**What is expected:**
Repeat the material exactly, leaving nothing out.
━━━
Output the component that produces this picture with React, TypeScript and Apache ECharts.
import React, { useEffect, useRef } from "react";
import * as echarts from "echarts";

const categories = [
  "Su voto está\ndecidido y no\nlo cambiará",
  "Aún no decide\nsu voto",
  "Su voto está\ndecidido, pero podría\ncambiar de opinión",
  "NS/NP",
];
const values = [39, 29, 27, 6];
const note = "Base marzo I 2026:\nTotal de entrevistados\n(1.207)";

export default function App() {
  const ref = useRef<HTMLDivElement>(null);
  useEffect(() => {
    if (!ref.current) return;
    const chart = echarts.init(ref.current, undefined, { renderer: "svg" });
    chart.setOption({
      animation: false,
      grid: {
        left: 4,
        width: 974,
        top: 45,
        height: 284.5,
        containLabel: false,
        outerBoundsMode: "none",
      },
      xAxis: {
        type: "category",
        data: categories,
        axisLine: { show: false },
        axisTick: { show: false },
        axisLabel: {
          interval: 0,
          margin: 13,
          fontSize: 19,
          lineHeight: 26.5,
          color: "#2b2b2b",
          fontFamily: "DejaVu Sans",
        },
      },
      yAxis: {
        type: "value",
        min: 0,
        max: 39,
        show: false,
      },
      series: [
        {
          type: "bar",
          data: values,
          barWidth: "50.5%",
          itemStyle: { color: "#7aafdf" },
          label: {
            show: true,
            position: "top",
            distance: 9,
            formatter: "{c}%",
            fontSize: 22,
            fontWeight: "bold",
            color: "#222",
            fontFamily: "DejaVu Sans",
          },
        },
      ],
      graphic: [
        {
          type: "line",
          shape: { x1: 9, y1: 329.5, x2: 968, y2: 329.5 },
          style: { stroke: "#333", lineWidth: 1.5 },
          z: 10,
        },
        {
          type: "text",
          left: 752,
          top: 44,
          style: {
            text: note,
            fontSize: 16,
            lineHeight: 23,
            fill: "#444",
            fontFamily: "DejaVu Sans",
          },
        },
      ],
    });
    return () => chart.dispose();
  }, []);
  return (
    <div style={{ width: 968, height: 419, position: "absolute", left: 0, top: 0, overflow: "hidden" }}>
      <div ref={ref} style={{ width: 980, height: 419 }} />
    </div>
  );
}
━━━
**Solution for this exercise:**
Output the component that produces this picture with React, TypeScript and Apache ECharts.
import React, { useEffect, useRef } from "react";
import * as echarts from "echarts";

const categories = [
  "Su voto está\ndecidido y no\nlo cambiará",
  "Aún no decide\nsu voto",
  "Su voto está\ndecidido, pero podría\ncambiar de opinión",
  "NS/NP",
];
const values = [39, 29, 27, 6];
const note = "Base marzo I 2026:\nTotal de entrevistados\n(1.207)";

export default function App() {
  const ref = useRef<HTMLDivElement>(null);
  useEffect(() => {
    if (!ref.current) return;
    const chart = echarts.init(ref.current, undefined, { renderer: "svg" });
    chart.setOption({
      animation: false,
      grid: {
        left: 4,
        width: 974,
        top: 45,
        height: 284.5,
        containLabel: false,
        outerBoundsMode: "none",
      },
      xAxis: {
        type: "category",
        data: categories,
        axisLine: { show: false },
        axisTick: { show: false },
        axisLabel: {
          interval: 0,
          margin: 13,
          fontSize: 19,
          lineHeight: 26.5,
          color: "#2b2b2b",
          fontFamily: "DejaVu Sans",
        },
      },
      yAxis: {
        type: "value",
        min: 0,
        max: 39,
        show: false,
      },
      series: [
        {
          type: "bar",
          data: values,
          barWidth: "50.5%",
          itemStyle: { color: "#7aafdf" },
          label: {
            show: true,
            position: "top",
            distance: 9,
            formatter: "{c}%",
            fontSize: 22,
            fontWeight: "bold",
            color: "#222",
            fontFamily: "DejaVu Sans",
          },
        },
      ],
      graphic: [
        {
          type: "line",
          shape: { x1: 9, y1: 329.5, x2: 968, y2: 329.5 },
          style: { stroke: "#333", lineWidth: 1.5 },
          z: 10,
        },
        {
          type: "text",
          left: 752,
          top: 44,
          style: {
            text: note,
            fontSize: 16,
            lineHeight: 23,
            fill: "#444",
            fontFamily: "DejaVu Sans",
          },
        },
      ],
    });
    return () => chart.dispose();
  }, []);
  return (
    <div style={{ width: 968, height: 419, position: "absolute", left: 0, top: 0, overflow: "hidden" }}>
      <div ref={ref} style={{ width: 980, height: 419 }} />
    </div>
  );
}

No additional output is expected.